Firstly, start by making a list of everything you would like to accomplish in your courtyard and then prioritise your wish list. Just a few thought provoking words will help you visualise solutions and create an inner city courtyard garden tailored to your specific needs.
Lack of storage space is a common complaint. Get rid of what you don’t need and get clever about the rest. Every day you are going to park the car, hang the washing and use the bins, so screening solutions need to be convenient and easy to use. Solving these issues is a priority. Once your courtyard is functioning well, the rest is easy.
RAISE IT UP
If you only have a concrete slab and no garden beds, building raised planter beds can be a good solution. They help to form and shape a garden by defining the area, and have the added benefit of providing additional seating if they are built approximately 400mm high.
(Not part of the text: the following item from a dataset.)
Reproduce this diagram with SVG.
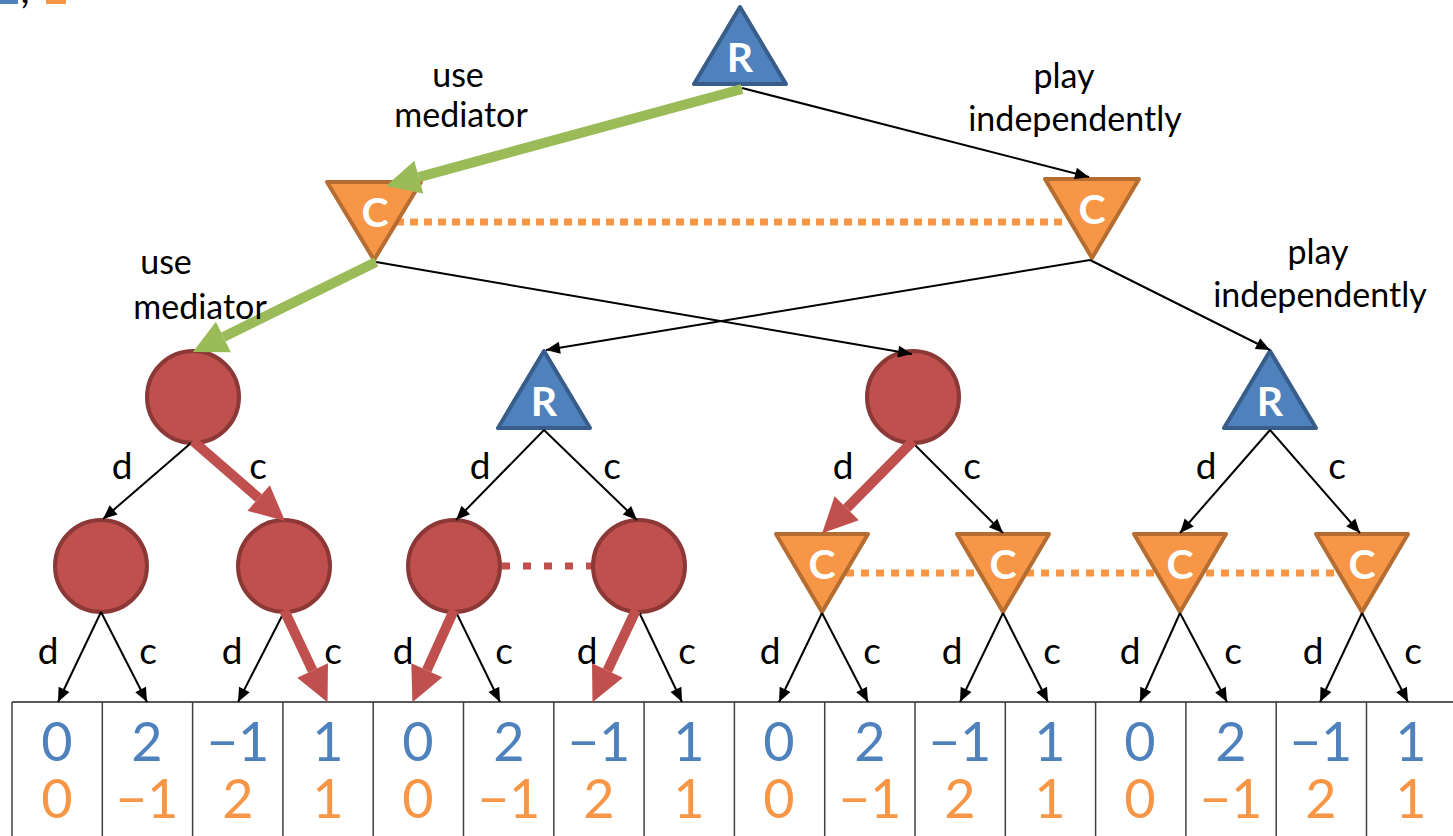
<svg xmlns="http://www.w3.org/2000/svg" width="1453" height="836" viewBox="0 0 1453 836">
  <style>
    .lbl { font-family: Lato, "Open Sans", "Liberation Sans", sans-serif; font-size: 34px; fill: #000; text-anchor: middle; }
    .mv { font-size: 37px; }
    .tag { font-family: Lato, "Liberation Sans", sans-serif; font-size: 41px; font-weight: bold; fill: #fff; text-anchor: middle; }
    .num { font-family: Lato, "Liberation Sans", sans-serif; font-size: 54px; text-anchor: middle; }
    .pr { fill: #4f81bd; }
    .pc { fill: #f79646; }
    .rtri { fill: #4f81bd; stroke: #385d8a; stroke-width: 4; stroke-linejoin: round; }
    .ctri { fill: #f79646; stroke: #b66d31; stroke-width: 4; stroke-linejoin: round; }
    .circ { fill: #c0504d; stroke: #8c3836; stroke-width: 4; }
    .thin { stroke: #000; stroke-width: 2; fill: none; marker-end: url(#ah); }
    .green { stroke: #9bbb59; stroke-width: 10; fill: none; marker-end: url(#ahg); }
    .red { stroke: #c0504d; stroke-width: 10; fill: none; marker-end: url(#ahr); }
    .grid { stroke: #404040; stroke-width: 1.5; }
  </style>
  <defs>
    <marker id="ah" markerUnits="userSpaceOnUse" markerWidth="16" markerHeight="14" refX="14" refY="6" orient="auto" overflow="visible">
      <path d="M0,0 L14,6 L0,12 z" fill="#000"/>
    </marker>
    <marker id="ahg" markerUnits="userSpaceOnUse" markerWidth="36" markerHeight="36" refX="0" refY="17" orient="auto" overflow="visible">
      <path d="M0,0 L34,17 L0,34 z" fill="#9bbb59"/>
    </marker>
    <marker id="ahr" markerUnits="userSpaceOnUse" markerWidth="36" markerHeight="36" refX="0" refY="17" orient="auto" overflow="visible">
      <path d="M0,0 L35,17 L0,34 z" fill="#c0504d"/>
    </marker>
  </defs>

  <rect width="1453" height="836" fill="#fff"/>

  <!-- clipped legend fragments along the top edge -->
  <g id="legend-fragment">
    <rect x="0" y="0" width="18" height="4" fill="#4f81bd"/>
    <text x="25" y="3" font-family="Lato, 'Liberation Sans', sans-serif" font-size="40" fill="#000" text-anchor="middle">,</text>
    <rect x="46" y="0" width="20" height="4" fill="#f79646"/>
  </g>

  <!-- information sets (dotted) -->
  <g id="infosets">
    <line x1="396" y1="222" x2="1066" y2="222" stroke="#f79646" stroke-width="7" stroke-dasharray="8 6"/>
    <line x1="502" y1="566" x2="592" y2="566" stroke="#c0504d" stroke-width="7" stroke-dasharray="8 13"/>
    <line x1="846" y1="573" x2="1340" y2="573" stroke="#f79646" stroke-width="7" stroke-dasharray="8 7"/>
  </g>

  <!-- payoff table -->
  <g id="payoffs">
    <line x1="12" y1="702" x2="1453" y2="702" stroke="#595959" stroke-width="2"/>
    <g class="grid">
      <line x1="12" y1="702" x2="12" y2="836"/>
      <line x1="102.3" y1="702" x2="102.3" y2="836"/>
      <line x1="192.6" y1="702" x2="192.6" y2="836"/>
      <line x1="282.9" y1="702" x2="282.9" y2="836"/>
      <line x1="373.2" y1="702" x2="373.2" y2="836"/>
      <line x1="463.5" y1="702" x2="463.5" y2="836"/>
      <line x1="553.8" y1="702" x2="553.8" y2="836"/>
      <line x1="644.1" y1="702" x2="644.1" y2="836"/>
      <line x1="734.4" y1="702" x2="734.4" y2="836"/>
      <line x1="824.7" y1="702" x2="824.7" y2="836"/>
      <line x1="915" y1="702" x2="915" y2="836"/>
      <line x1="1005.3" y1="702" x2="1005.3" y2="836"/>
      <line x1="1095.6" y1="702" x2="1095.6" y2="836"/>
      <line x1="1185.9" y1="702" x2="1185.9" y2="836"/>
      <line x1="1276.2" y1="702" x2="1276.2" y2="836"/>
      <line x1="1366.5" y1="702" x2="1366.5" y2="836"/>
    </g>
    <g class="num pr">
      <text x="57" y="761">0</text><text x="147" y="761">2</text><text x="238" y="761">−1</text><text x="328" y="761">1</text>
      <text x="418" y="761">0</text><text x="509" y="761">2</text><text x="599" y="761">−1</text><text x="689" y="761">1</text>
      <text x="779" y="761">0</text><text x="870" y="761">2</text><text x="960" y="761">−1</text><text x="1050" y="761">1</text>
      <text x="1140" y="761">0</text><text x="1231" y="761">2</text><text x="1321" y="761">−1</text><text x="1411" y="761">1</text>
    </g>
    <g class="num pc">
      <text x="57" y="818">0</text><text x="147" y="818">−1</text><text x="238" y="818">2</text><text x="328" y="818">1</text>
      <text x="418" y="818">0</text><text x="509" y="818">−1</text><text x="599" y="818">2</text><text x="689" y="818">1</text>
      <text x="779" y="818">0</text><text x="870" y="818">−1</text><text x="960" y="818">2</text><text x="1050" y="818">1</text>
      <text x="1140" y="818">0</text><text x="1231" y="818">−1</text><text x="1321" y="818">2</text><text x="1411" y="818">1</text>
    </g>
  </g>

  <!-- decision nodes -->
  <g id="root-R">
    <polygon class="rtri" points="740,7 694,84 786,84"/>
    <text class="tag" x="740" y="72">R</text>
  </g>
  <g id="C-mediator">
    <polygon class="ctri" points="327,182 421,182 374,260"/>
    <text class="tag" x="375" y="227">C</text>
  </g>
  <g id="C-independent">
    <polygon class="ctri" points="1045,179 1139,179 1092,258"/>
    <text class="tag" x="1092" y="224">C</text>
  </g>
  <g id="med-both">
    <circle class="circ" cx="193" cy="397" r="46"/>
  </g>
  <g id="R-mid">
    <polygon class="rtri" points="544,351 498,428 590,428"/>
    <text class="tag" x="544" y="416">R</text>
  </g>
  <g id="med-C-only">
    <circle class="circ" cx="913" cy="397" r="46"/>
  </g>
  <g id="R-right">
    <polygon class="rtri" points="1270,351 1224,428 1316,428"/>
    <text class="tag" x="1270" y="416">R</text>
  </g>
  <g id="leaf-node-1"><circle class="circ" cx="101" cy="566" r="46"/></g>
  <g id="leaf-node-2"><circle class="circ" cx="284" cy="566" r="46"/></g>
  <g id="leaf-node-3"><circle class="circ" cx="454" cy="566" r="46"/></g>
  <g id="leaf-node-4"><circle class="circ" cx="639" cy="566" r="46"/></g>
  <g id="leaf-node-5">
    <polygon class="ctri" points="776,534 868,534 822,612"/>
    <text class="tag" x="822" y="579">C</text>
  </g>
  <g id="leaf-node-6">
    <polygon class="ctri" points="957,534 1049,534 1003,612"/>
    <text class="tag" x="1003" y="579">C</text>
  </g>
  <g id="leaf-node-7">
    <polygon class="ctri" points="1134,534 1226,534 1180,612"/>
    <text class="tag" x="1180" y="579">C</text>
  </g>
  <g id="leaf-node-8">
    <polygon class="ctri" points="1316,534 1408,534 1362,612"/>
    <text class="tag" x="1362" y="579">C</text>
  </g>

  <!-- moves -->
  <g id="connectors">
    <line class="thin" x1="742" y1="88" x2="1089" y2="177"/>
    <line class="thin" x1="376" y1="262" x2="912" y2="354"/>
    <line class="thin" x1="1090" y1="260" x2="546" y2="350"/>
    <line class="thin" x1="1090" y1="260" x2="1270" y2="350"/>

    <line class="thin" x1="191" y1="443" x2="103" y2="519"/>
    <line class="thin" x1="544" y1="430" x2="456" y2="520"/>
    <line class="thin" x1="544" y1="430" x2="637" y2="520"/>
    <line class="thin" x1="913" y1="443" x2="1003" y2="533"/>
    <line class="thin" x1="1270" y1="430" x2="1180" y2="533"/>
    <line class="thin" x1="1270" y1="430" x2="1360" y2="533"/>

    <line class="thin" x1="101" y1="612" x2="58" y2="702"/>
    <line class="thin" x1="101" y1="612" x2="147" y2="702"/>
    <line class="thin" x1="284" y1="612" x2="238" y2="702"/>
    <line class="thin" x1="456" y1="612" x2="500" y2="702"/>
    <line class="thin" x1="639" y1="612" x2="682" y2="702"/>
    <line class="thin" x1="822" y1="613" x2="779" y2="702"/>
    <line class="thin" x1="822" y1="613" x2="868" y2="702"/>
    <line class="thin" x1="1003" y1="613" x2="960" y2="702"/>
    <line class="thin" x1="1003" y1="613" x2="1048" y2="702"/>
    <line class="thin" x1="1180" y1="613" x2="1140" y2="702"/>
    <line class="thin" x1="1180" y1="613" x2="1227" y2="702"/>
    <line class="thin" x1="1362" y1="613" x2="1320" y2="702"/>
    <line class="thin" x1="1362" y1="613" x2="1408" y2="702"/>

    <line class="green" x1="742" y1="89" x2="418.8" y2="177.1"/>
    <line class="green" x1="376" y1="262" x2="223.4" y2="336.9"/>

    <line class="red" x1="193" y1="441" x2="258.6" y2="498"/>
    <line class="red" x1="284" y1="610" x2="312.6" y2="670.6"/>
    <line class="red" x1="454" y1="610" x2="426.8" y2="670.3"/>
    <line class="red" x1="636" y1="610" x2="607.4" y2="670.6"/>
    <line class="red" x1="913" y1="441" x2="846.7" y2="508.3"/>
  </g>

  <!-- move labels -->
  <g id="labels" class="lbl">
    <text x="458" y="87">use</text>
    <text x="461" y="127">mediator</text>
    <text x="1064" y="88">play</text>
    <text x="1075" y="131">independently</text>
    <text x="166" y="274">use</text>
    <text x="200" y="319">mediator</text>
    <text x="1318" y="264">play</text>
    <text x="1320" y="307">independently</text>
  </g>
  <g id="choice-labels" class="lbl mv">
    <text x="122" y="479">d</text><text x="258" y="479">c</text>
    <text x="480" y="479">d</text><text x="612" y="479">c</text>
    <text x="843" y="479">d</text><text x="972" y="479">c</text>
    <text x="1206" y="479">d</text><text x="1337" y="479">c</text>

    <text x="48" y="664">d</text><text x="148" y="664">c</text>
    <text x="232" y="664">d</text><text x="333" y="664">c</text>
    <text x="403" y="664">d</text><text x="504" y="664">c</text>
    <text x="587" y="664">d</text><text x="687" y="664">c</text>
    <text x="770" y="664">d</text><text x="872" y="664">c</text>
    <text x="952" y="664">d</text><text x="1052" y="664">c</text>
    <text x="1130" y="664">d</text><text x="1233" y="664">c</text>
    <text x="1313" y="664">d</text><text x="1413" y="664">c</text>
  </g>
</svg>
Pots are also a really flexible addition to a courtyard garden and are available in endless combinations of colour, texture and size. As many small elements can be cluttered and distracting, opt for one large feature pot or a group of pots in varying large sizes.
PAVE THE WAY
If you are paving your courtyard choose larger format pavers – they will help to make your garden look larger. If you have a concrete slab and no budget to tile over it, artificial turf is one way to add a sense of garden where there isn’t one. It can be laid over concrete or tired paving to add a bit of green to your outdoor space. Concrete paint is another affordable option for freshening up outdoor areas.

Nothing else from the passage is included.